NEW ORLEANS — From our grocery stores and restaurants, to our homes and cars, there aren’t enough employees to meet current demand.
The nation’s worker shortage, largely brought on by pandemic layoffs, furloughs and resignations continues to have a ripple effect across the economy.
“I think we were all surprised by the pandemic and I think there’s a lot of impacts that we weren’t necessarily expecting,” said Tulane University associate professor of economics Patrick Button.
Button watches the labor market closely. He says many former workers have new workforce interests; jobs that better fit their lives and needs.
“We’re sort of going through a big work rethink, everyone is rethinking the nature of work, trying to figure out how can I get a better work-life balance and how I can balance my family responsibilities with work,” Button said.
Button says more than a year of rethinking work is a big reason help wanted signs and job fairs seem to be everywhere, trying to fill employment needs. One big need right now is for truck drivers. The industry is a driving force of the economy, seemingly stuck in neutral.
“Because of the shortage in the industry we’re seeing companies that have had five pay raises in the last six months,” said vice president of Coastal Truck Driving School Hauser Reboul.
Applications are up this year at Coastal Truck Driving School, on track to be the highest year of applications ever.
“COVID kind of gave me an opportunity for a career change. I used to work in the plants, and I wasn’t really liking the stability in that,” said trucking student Patrick Latshaw.
Current transportation needs, combined with a need for workers at ports like those in California, create supply chain issues impacting just about everything we buy.
“We’re not getting everything we order,” said Trey Lanaux of Langenstein’s Supermarket. “We maybe get 75 percent of what we order.”
At places like Langenstenin’s, delivered goods can be unpredictable and when combined with transportation issues, holiday meals could look a bit different this year.
“I’m hearing that a lot of staples might be in short supply, so we’re worried about that.” Lanaux said.
What's happening is being called a crisis by the U.S Chamber of Commerce.
“If the issue is not addressed, the American consumer is going to see price increases across the board,” said vice president of supply chain policy John Drake.
That’s because Drake says demand for goods is increasing, but the supply and the workers are slow to catch up.
“I don’t see this challenge being fully behind us until the end of next year and possibly into 2023,” Drake said.
Finding workers to fill gaps in the economy isn’t easy and keeps folks at Express Employment Professionals in Covington busy.
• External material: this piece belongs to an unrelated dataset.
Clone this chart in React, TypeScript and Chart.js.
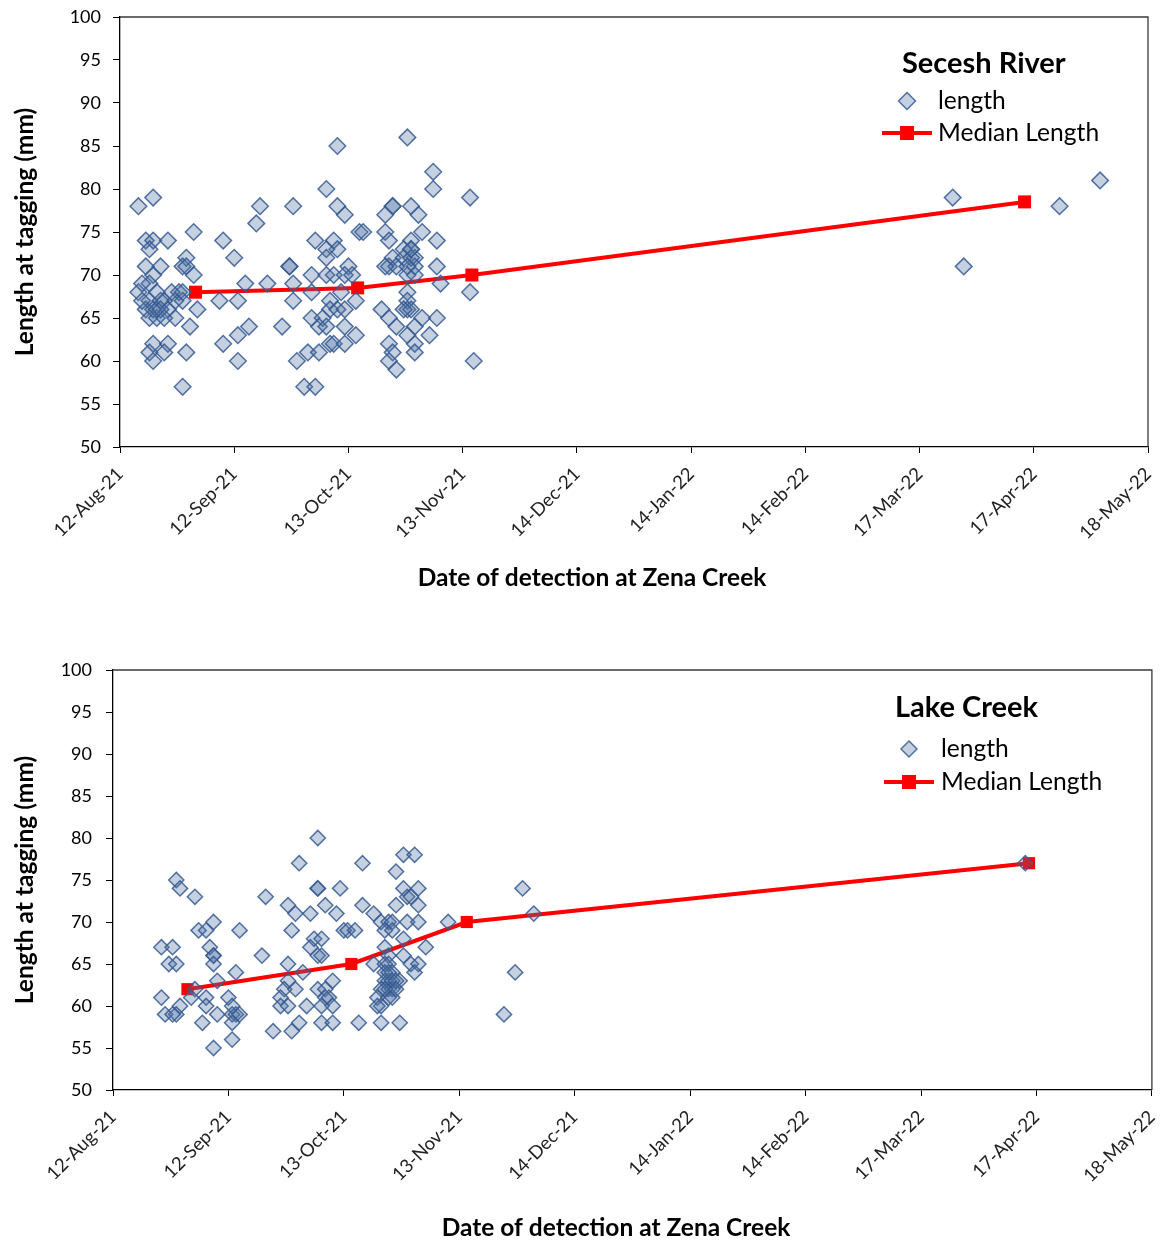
import { useEffect, useRef } from "react";
import { Chart, registerables } from "chart.js";

Chart.register(...registerables);

// x values are day offsets from 12-Aug-21
const START_UTC = Date.UTC(2021, 7, 12);
const DAY_MS = 86400000;
const MONTHS = ["Jan", "Feb", "Mar", "Apr", "May", "Jun", "Jul", "Aug", "Sep", "Oct", "Nov", "Dec"];
const xTickDays = [0, 31, 62, 93, 124, 155, 186, 217, 248, 279];
const yTickValues = [50, 55, 60, 65, 70, 75, 80, 85, 90, 95, 100];
const X_TITLE = "Date of detection at Zena Creek";
const Y_TITLE = "Length at tagging (mm)";

const FONT = "Lato, 'Noto Sans', sans-serif";

// Secesh River: [day, length mm]
const seceshLength: [number, number][] = [
  [5, 78], [9, 79], [7, 74], [9, 74], [13, 74], [8, 73], [20, 75], [28, 74], [31, 72],
  [7, 71], [11, 71], [9, 70], [18, 72], [17, 71], [18, 71], [20, 70], [5, 68], [8, 69],
  [10, 68], [8, 67], [12, 67], [7, 66], [10, 66], [13, 66], [8, 65], [10, 65], [16, 68],
  [17, 68], [15, 67], [17, 67], [21, 66], [15, 65], [19, 64], [27, 67], [32, 67], [8, 61],
  [9, 62], [13, 62], [12, 61], [9, 60], [18, 61], [28, 62], [32, 63], [32, 60], [17, 57],
  [6, 67], [11, 67], [9, 66], [14, 68], [6, 69], [12, 65], [11, 66],
  [59, 85], [56, 80], [38, 78], [47, 78], [59, 78], [61, 77], [37, 76], [65, 75], [53, 74],
  [58, 74], [59, 73], [56, 73], [56, 72], [46, 71], [46, 71], [62, 71], [34, 69], [40, 69],
  [47, 69], [52, 70], [56, 70], [58, 70], [61, 70], [63, 70], [52, 68], [60, 68], [47, 67],
  [57, 67], [64, 67], [57, 66], [59, 66], [61, 66], [52, 65], [55, 65], [54, 64], [56, 64],
  [61, 64], [64, 63], [35, 64], [44, 64], [57, 62], [58, 62], [61, 62], [51, 61], [54, 61],
  [48, 60], [50, 57], [53, 57],
  [78, 86], [85, 82], [85, 80], [95, 79], [74, 78], [74, 78], [79, 78], [72, 77], [81, 77],
  [66, 75], [72, 75], [82, 75], [73, 74], [79, 74], [86, 74], [79, 73], [77, 73], [80, 72],
  [74, 72], [73, 71], [75, 71], [80, 71], [86, 71], [80, 70], [78, 70], [87, 69], [78, 68],
  [78, 67], [95, 68], [71, 66], [78, 66], [79, 66], [73, 65], [82, 65], [86, 65], [75, 64],
  [80, 64], [78, 63], [84, 63], [73, 62], [80, 62], [74, 61], [80, 61], [73, 60], [75, 59],
  [96, 60], [77, 72], [79, 72], [78, 71], [77, 66], [72, 71], [79, 73],
  [226, 79], [229, 71], [255, 78], [266, 81],
];
const seceshMedian: [number, number][] = [[20.5, 68], [64.5, 68.5], [95.5, 70], [245.5, 78.5]];

// Lake Creek: [day, length mm]
const lakeLength: [number, number][] = [
  [17, 75], [18, 74], [22, 73], [23, 69], [27, 70], [25, 69], [34, 69], [13, 67], [16, 67],
  [26, 67], [27, 66], [27, 66], [27, 65], [15, 65], [17, 65], [33, 64], [28, 63], [22, 62],
  [13, 61], [21, 61], [25, 61], [31, 61], [32, 60], [18, 60], [25, 60], [14, 59], [17, 59],
  [16, 59], [28, 59], [32, 59], [33, 59], [34, 59], [24, 58], [32, 58], [32, 56], [27, 55],
  [55, 80], [50, 77], [55, 74], [55, 74], [61, 74], [41, 73], [47, 72], [57, 72], [49, 71],
  [53, 71], [60, 71], [48, 69], [54, 68], [56, 68], [62, 69], [63, 69], [53, 67], [55, 66],
  [56, 66], [40, 66], [47, 65], [51, 64], [59, 63], [47, 63], [46, 62], [49, 62], [55, 62],
  [57, 62], [45, 61], [57, 61], [58, 61], [45, 60], [47, 60], [52, 60], [59, 60], [56, 60],
  [50, 58], [56, 58], [59, 58], [43, 57], [48, 57],
  [78, 78], [81, 78], [67, 77], [76, 76], [78, 74], [82, 74], [79, 73], [80, 73], [82, 72],
  [76, 72], [67, 72], [70, 71], [72, 70], [74, 70], [75, 70], [79, 70], [82, 70], [90, 70],
  [73, 69], [75, 69], [65, 69], [78, 68], [84, 67], [73, 67], [78, 66], [74, 66], [70, 65],
  [73, 65], [74, 65], [80, 65], [82, 65], [81, 64], [75, 64], [73, 64], [77, 63], [73, 63],
  [74, 63], [72, 62], [74, 62], [75, 62], [71, 61], [74, 61], [72, 60], [71, 60], [66, 58],
  [72, 58], [77, 58], [74, 64], [75, 63], [76, 63], [73, 62], [75, 61], [76, 62],
  [110, 74], [113, 71], [108, 64], [105, 59], [245, 77],
];
const lakeMedian: [number, number][] = [[20, 62], [64, 65], [95, 70], [246, 77]];

function fmtDate(day: number): string {
  const d = new Date(START_UTC + day * DAY_MS);
  const yy = d.getUTCFullYear() % 100;
  return `${d.getUTCDate()}-${MONTHS[d.getUTCMonth()]}-${yy < 10 ? "0" + yy : yy}`;
}

type Geo = {
  height: number;
  padTop: number;
  padRight: number;
  yWidth: number;
  xHeight: number;
  yTickPad: number;
  xTitleX: number;
  xTitleY: number;
  diamondR: number;
  squareR: number;
  legend: {
    title: string;
    titleX: number;
    titleY: number;
    markerX: number;
    row1Y: number;
    row2Y: number;
    textX: number;
    lineX1: number;
    lineX2: number;
    dR: number;
    sq: number;
  };
};

const DIAMOND_FILL = "rgba(79,114,163,0.33)";
const DIAMOND_BORDER = "rgba(55,90,145,0.85)";
const RED = "#ff0000";

const framePlugin = {
  id: "frame",
  afterDraw(chart: any) {
    const { ctx, chartArea } = chart;
    ctx.save();
    ctx.strokeStyle = "#3a3a3a";
    ctx.lineWidth = 1.3;
    ctx.beginPath();
    ctx.moveTo(chartArea.left, chartArea.top);
    ctx.lineTo(chartArea.right, chartArea.top);
    ctx.lineTo(chartArea.right, chartArea.bottom);
    ctx.stroke();
    ctx.restore();
  },
};

function annotationPlugin(geo: Geo) {
  const g = geo.legend;
  return {
    id: "customLegend",
    afterDraw(chart: any) {
      const ctx: CanvasRenderingContext2D = chart.ctx;
      ctx.save();
      // x-axis title
      ctx.fillStyle = "#000";
      ctx.textBaseline = "middle";
      ctx.textAlign = "center";
      ctx.font = `bold 24.5px ${FONT}`;
      ctx.fillText(X_TITLE, geo.xTitleX, geo.xTitleY);
      // legend
      ctx.textAlign = "left";
      ctx.font = `bold 29px ${FONT}`;
      ctx.fillText(g.title, g.titleX, g.titleY);
      ctx.beginPath();
      ctx.moveTo(g.markerX, g.row1Y - g.dR);
      ctx.lineTo(g.markerX + g.dR, g.row1Y);
      ctx.lineTo(g.markerX, g.row1Y + g.dR);
      ctx.lineTo(g.markerX - g.dR, g.row1Y);
      ctx.closePath();
      ctx.fillStyle = DIAMOND_FILL;
      ctx.fill();
      ctx.strokeStyle = DIAMOND_BORDER;
      ctx.lineWidth = 1.5;
      ctx.stroke();
      ctx.strokeStyle = RED;
      ctx.lineWidth = 4;
      ctx.beginPath();
      ctx.moveTo(g.lineX1, g.row2Y);
      ctx.lineTo(g.lineX2, g.row2Y);
      ctx.stroke();
      ctx.fillStyle = RED;
      const mx = (g.lineX1 + g.lineX2) / 2;
      ctx.fillRect(mx - g.sq, g.row2Y - g.sq, g.sq * 2, g.sq * 2);
      ctx.fillStyle = "#000";
      ctx.font = `24.6px ${FONT}`;
      ctx.fillText("length", g.textX, g.row1Y);
      ctx.fillText("Median Length", g.textX, g.row2Y);
      ctx.restore();
    },
  };
}

function makeConfig(points: [number, number][], medians: [number, number][], g: Geo): any {
  return {
    type: "scatter",
    data: {
      datasets: [
        {
          type: "scatter",
          label: "length",
          data: points.map(([x, y]) => ({ x, y })),
          pointStyle: "rectRot",
          pointRadius: g.diamondR,
          backgroundColor: DIAMOND_FILL,
          borderColor: DIAMOND_BORDER,
          borderWidth: 1.5,
        },
        {
          type: "line",
          label: "Median Length",
          data: medians.map(([x, y]) => ({ x, y })),
          showLine: true,
          borderColor: RED,
          borderWidth: 4,
          pointStyle: "rect",
          pointRadius: g.squareR,
          pointBackgroundColor: RED,
          pointBorderColor: RED,
          pointBorderWidth: 0,
          fill: false,
          tension: 0,
        },
      ],
    },
    options: {
      responsive: false,
      animation: false,
      layout: { padding: { top: g.padTop, right: g.padRight, left: 0, bottom: 0 } },
      plugins: { legend: { display: false }, tooltip: { enabled: false } },
      scales: {
        x: {
          type: "linear",
          min: 0,
          max: 279,
          afterBuildTicks: (s: any) => {
            s.ticks = xTickDays.map((v) => ({ value: v }));
          },
          afterFit: (s: any) => {
            s.height = g.xHeight;
            s.paddingLeft = 0;
            s.paddingRight = 0;
          },
          ticks: {
            callback: (v: any) => fmtDate(Number(v)),
            minRotation: 45,
            maxRotation: 45,
            autoSkip: false,
            font: { family: FONT, size: 18.5 },
            color: "#222",
            padding: 10,
          },
          grid: { drawOnChartArea: false, drawTicks: true, tickLength: 6, tickColor: "#000", color: "#000" },
          border: { color: "#000", width: 1.3 },
          title: { display: false },
        },
        y: {
          type: "linear",
          min: 50,
          max: 100,
          afterBuildTicks: (s: any) => {
            s.ticks = yTickValues.map((v) => ({ value: v }));
          },
          afterFit: (s: any) => {
            s.width = g.yWidth;
            s.paddingTop = 0;
            s.paddingBottom = 0;
          },
          ticks: {
            font: { family: FONT, size: 18 },
            color: "#000",
            padding: g.yTickPad,
          },
          grid: { drawOnChartArea: false, drawTicks: true, tickLength: 7, tickColor: "#000", color: "#000" },
          border: { color: "#000", width: 1.3 },
          title: {
            display: true,
            text: Y_TITLE,
            font: { family: FONT, size: 24.5, weight: "bold" },
            color: "#000",
            padding: { top: 10, bottom: 0 },
          },
        },
      },
    },
    plugins: [framePlugin, annotationPlugin(g)],
  };
}

const topGeo: Geo = {
  height: 610,
  padTop: 17,
  padRight: 13,
  yWidth: 120,
  xHeight: 163,
  yTickPad: 12,
  xTitleX: 592,
  xTitleY: 578,
  diamondR: 8.3,
  squareR: 9.2,
  legend: {
    title: "Secesh River",
    titleX: 902,
    titleY: 64,
    markerX: 907,
    row1Y: 101,
    row2Y: 133,
    textX: 938,
    lineX1: 882,
    lineX2: 932,
    dR: 8.5,
    sq: 7,
  },
};

const bottomGeo: Geo = {
  height: 631,
  padTop: 60,
  padRight: 6,
  yWidth: 113,
  xHeight: 151,
  yTickPad: 14,
  xTitleX: 616,
  xTitleY: 618,
  diamondR: 7.6,
  squareR: 8.6,
  legend: {
    title: "Lake Creek",
    titleX: 895,
    titleY: 98,
    markerX: 909,
    row1Y: 139,
    row2Y: 172,
    textX: 941,
    lineX1: 884,
    lineX2: 934,
    dR: 8,
    sq: 7,
  },
};

function Panel({ points, medians, geo }: { points: [number, number][]; medians: [number, number][]; geo: Geo }) {
  const ref = useRef<HTMLCanvasElement | null>(null);
  useEffect(() => {
    if (!ref.current) return;
    const chart = new Chart(ref.current, makeConfig(points, medians, geo));
    return () => chart.destroy();
  }, [points, medians, geo]);
  return <canvas ref={ref} width={1161} height={geo.height} style={{ display: "block", width: 1161, height: geo.height }} />;
}

export default function App() {
  return (
    <div style={{ position: "absolute", left: 0, top: 0, width: 1161, height: 1241, background: "#fff" }}>
      <Panel points={seceshLength} medians={seceshMedian} geo={topGeo} />
      <Panel points={lakeLength} medians={lakeMedian} geo={bottomGeo} />
    </div>
  );
}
“Our phones ring off the hook, nonstop,” said business development manager Melissa Martin.
Martin says her company works with a lot of former employees wanting to re-enter the workforce.
“All walks of life come through here and people will say, ‘You know what, I’m looking for a job that pays $5 more than what I’m making and I know I can find it,’” Martin said.
Numbers from the U.S. Bureau of Labor Statistics show Louisiana’s unemployment rate was just more than five percent when the pandemic took hold in March 2020. Just a month later, it more than doubled to just over 13 percent. Fast forward to August 2021, the unemployment rate has dipped down to 6.2 percent.
“Families are now ready and job seekers are now ready to go out and work again,” Martin said.
Weekly unemployment insurance claims from the Louisiana Workforce Commission show both initial and continued claims are dropping. Button says those extended benefits and those from the federal government generally don’t lead to labor shortages.
“The concern that people have is that people sit on these benefits and don’t look for work and while it does increase the time it takes for someone to get a job, it’s only a small effect and in a lot of ways it avoids the issue of people taking jobs that they really wouldn’t be a good match for,” Button said.
That’s exactly what Martin sees happening. People are getting back to work, just not in ways they once did.
“Once those extra payments stopped, we saw a large increase and job seekers coming through saying this is my opportunity now; I want to try something different,” Martin said.
Martin says a lot of people, especially those once in the retail, service and hospitality industries are looking for higher pay, better benefits and flexibility.
“We’re seeing a lot of people that were in the retail industry and we’re now placing them in office positions, office services, within hospitals, and hotel management,” Martin said.
Button says as the economy grows, so does competition to attract workers, in a way that didn’t exist before the pandemic.
“We’ve seen a lot of businesses that offer remote work or offer more flexible work arrangements get a lot of applications,” Button said. “So, businesses that are innovative in workplace flexibility are really reaping the benefits.”
“This is just the new reality. It’s the world we live in,” said owner of NOLA Brewing Company and NOLA Pizza Company Doug Walner.
At NOLA Brewing Company in New Orleans, there are full benefits — health, vision, dental, and two weeks paid vacation. Those are enticing benefits not too common in the service industry.
“The pandemic has forced us to get creative about how do we pull people in, how do we get people here,” Walner said.
As more people go through that rethink process, businesses are paying attention and, in the end, applicants get the upper hand.
“People are getting a lot more job offers when they apply for jobs, so they do have more bargaining power, so that works in their favor,” Button said.
A favor reshaping not only how we work, but where.